— Short task —
Take the lines from the head of the listing through the one bearing "(xaxis) at (359,483)" and copy them exactly, leaving every picture out.

★ ★ ★ ★

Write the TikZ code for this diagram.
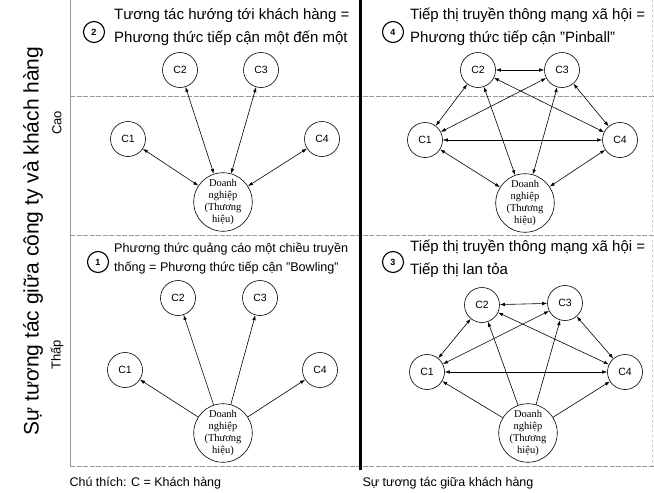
\documentclass[tikz,border=0pt]{standalone}
\usepackage{fontspec}
\setmainfont{Liberation Sans}
\newfontfamily\firmfont{Liberation Serif}
\usetikzlibrary{arrows.meta}

\begin{document}
\begin{tikzpicture}[x=1pt,y=-1pt,
  cust/.style={circle,draw,line width=0.6pt,minimum size=35pt,inner sep=0pt,
    font=\fontsize{10.5}{10.5}\selectfont},
  firm/.style={circle,draw,line width=0.6pt,minimum size=56pt,inner sep=0pt,align=center,
    font=\firmfont\fontsize{10.5}{12}\selectfont},
  badge/.style={circle,draw,line width=1.1pt,minimum size=21pt,inner sep=0pt,
    font=\bfseries\fontsize{9}{9}\selectfont},
  ttl/.style={anchor=west,align=left,inner sep=0pt,font=\fontsize{15}{23}\selectfont},
  ttlsmall/.style={anchor=west,align=left,inner sep=0pt,font=\fontsize{12.6}{19}\selectfont},
  foot/.style={anchor=west,font=\fontsize{12.5}{12.5}\selectfont},
  tip/.tip={Latex[length=5pt,width=3.5pt]},
  both/.style={tip-tip,line width=0.6pt},
  one/.style={-tip,line width=0.6pt},
  grid/.style={gray!80,line width=0.5pt,dash pattern=on 5pt off 1.5pt},
  axis/.style={font=\fontsize{13}{13}\selectfont,rotate=90}
]
\useasboundingbox (0,0) rectangle (654,493);

% frame of the matrix
\draw[gray!80,line width=0.5pt] (70,0) -- (70,466);
\draw[grid] (70,96) -- (654,96);
\draw[grid] (70,235) -- (654,235);
\draw[grid] (70,466) -- (654,466);
\draw[gray!50,line width=0.4pt,dash pattern=on 2pt off 3pt] (652,0) -- (652,466);
\draw[line width=3pt] (360,0) -- (360,470);

% axis labels
\node[rotate=90,font=\fontsize{21}{21}\selectfont] (yaxis) at (33,241) {Sự tương tác giữa công ty và khách hàng};
\node[axis] (hi) at (57,123) {Cao};
\node[axis] (lo) at (57,355) {Thấp};
\node[foot] (legend) at (66,483) {Chú thích: C = Khách hàng};
\node[foot] (xaxis) at (359,483) {Sự tương tác giữa khách hàng};

% ---------- quadrant 2: one-to-one ----------
\node[badge] (b2) at (94,32) {2};
\node[ttl] (t2) at (114,27) {Tương tác hướng tới khách hàng =\\Phương thức tiếp cận một đến một};
\node[cust] (a2) at (180,70) {C2};
\node[cust] (a3) at (261,70) {C3};
\node[cust] (a1) at (128,139) {C1};
\node[cust] (a4) at (322,139) {C4};
\node[firm] (af) at (223,202) {Doanh\\nghiệp\\(Thương\\hiệu)};
\draw[both] (a1) -- (af);
\draw[both] (a2) -- (af);
\draw[both] (a3) -- (af);
\draw[both] (a4) -- (af);

% ---------- quadrant 4: pinball ----------
\node[badge] (b4) at (393,32) {4};
\node[ttl] (t4) at (410,27) {Tiếp thị truyền thông mạng xã hội =\\Phương thức tiếp cận "Pinball"};
\node[cust] (p2) at (478,70) {C2};
\node[cust] (p3) at (562,70) {C3};
\node[cust] (p1) at (425,140) {C1};
\node[cust] (p4) at (620,140) {C4};
\node[firm] (pf) at (525,203) {Doanh\\nghiệp\\(Thương\\hiệu)};
\draw[both] (p2) -- (p3);
\draw[both] (p2) -- (p1);
\draw[both] (p2) -- (p4);
\draw[both] (p2) -- (pf);
\draw[both] (p3) -- (p1);
\draw[both] (p3) -- (p4);
\draw[both] (p3) -- (pf);
\draw[both] (p1) -- (p4);
\draw[both] (p1) -- (pf);
\draw[both] (p4) -- (pf);

% ---------- quadrant 1: bowling ----------
\node[badge] (b1) at (98,262) {1};
\node[ttlsmall] (t1) at (114,258) {Phương thức quảng cáo một chiều truyền\\thống = Phương thức tiếp cận "Bowling"};
\node[cust] (w2) at (178,298) {C2};
\node[cust] (w3) at (260,298) {C3};
\node[cust] (w1) at (125,370) {C1};
\node[cust] (w4) at (320,370) {C4};
\node[firm] (wf) at (223,433) {Doanh\\nghiệp\\(Thương\\hiệu)};
\draw[one] (wf) -- (w1);
\draw[one] (wf) -- (w2);
\draw[one] (wf) -- (w3);
\draw[one] (wf) -- (w4);

% ---------- quadrant 3: viral ----------
\node[badge] (b3) at (393,262) {3};
\node[ttl] (t3) at (410,259) {Tiếp thị truyền thông mạng xã hội =\\Tiếp thị lan tỏa};
\node[cust] (v2) at (482,305) {C2};
\node[cust] (v3) at (565,303) {C3};
\node[cust] (v1) at (427,372) {C1};
\node[cust] (v4) at (625,372) {C4};
\node[firm] (vf) at (528,433) {Doanh\\nghiệp\\(Thương\\hiệu)};
\draw[both] (v2) -- (v3);
\draw[both] (v2) -- (v1);
\draw[both] (v2) -- (v4);
\draw[both] (v3) -- (v1);
\draw[both] (v3) -- (v4);
\draw[both] (v1) -- (v4);
\draw[one] (vf) -- (v1);
\draw[one] (vf) -- (v2);
\draw[one] (vf) -- (v3);
\draw[one] (vf) -- (v4);
\end{tikzpicture}
\end{document}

★ ★ ★ ★

— Task result —
Write the TikZ code for this diagram.
\documentclass[tikz,border=0pt]{standalone}
\usepackage{fontspec}
\setmainfont{Liberation Sans}
\newfontfamily\firmfont{Liberation Serif}
\usetikzlibrary{arrows.meta}

\begin{document}
\begin{tikzpicture}[x=1pt,y=-1pt,
  cust/.style={circle,draw,line width=0.6pt,minimum size=35pt,inner sep=0pt,
    font=\fontsize{10.5}{10.5}\selectfont},
  firm/.style={circle,draw,line width=0.6pt,minimum size=56pt,inner sep=0pt,align=center,
    font=\firmfont\fontsize{10.5}{12}\selectfont},
  badge/.style={circle,draw,line width=1.1pt,minimum size=21pt,inner sep=0pt,
    font=\bfseries\fontsize{9}{9}\selectfont},
  ttl/.style={anchor=west,align=left,inner sep=0pt,font=\fontsize{15}{23}\selectfont},
  ttlsmall/.style={anchor=west,align=left,inner sep=0pt,font=\fontsize{12.6}{19}\selectfont},
  foot/.style={anchor=west,font=\fontsize{12.5}{12.5}\selectfont},
  tip/.tip={Latex[length=5pt,width=3.5pt]},
  both/.style={tip-tip,line width=0.6pt},
  one/.style={-tip,line width=0.6pt},
  grid/.style={gray!80,line width=0.5pt,dash pattern=on 5pt off 1.5pt},
  axis/.style={font=\fontsize{13}{13}\selectfont,rotate=90}
]
\useasboundingbox (0,0) rectangle (654,493);

% frame of the matrix
\draw[gray!80,line width=0.5pt] (70,0) -- (70,466);
\draw[grid] (70,96) -- (654,96);
\draw[grid] (70,235) -- (654,235);
\draw[grid] (70,466) -- (654,466);
\draw[gray!50,line width=0.4pt,dash pattern=on 2pt off 3pt] (652,0) -- (652,466);
\draw[line width=3pt] (360,0) -- (360,470);

% axis labels
\node[rotate=90,font=\fontsize{21}{21}\selectfont] (yaxis) at (33,241) {Sự tương tác giữa công ty và khách hàng};
\node[axis] (hi) at (57,123) {Cao};
\node[axis] (lo) at (57,355) {Thấp};
\node[foot] (legend) at (66,483) {Chú thích: C = Khách hàng};
\node[foot] (xaxis) at (359,483) {Sự tương tác giữa khách hàng};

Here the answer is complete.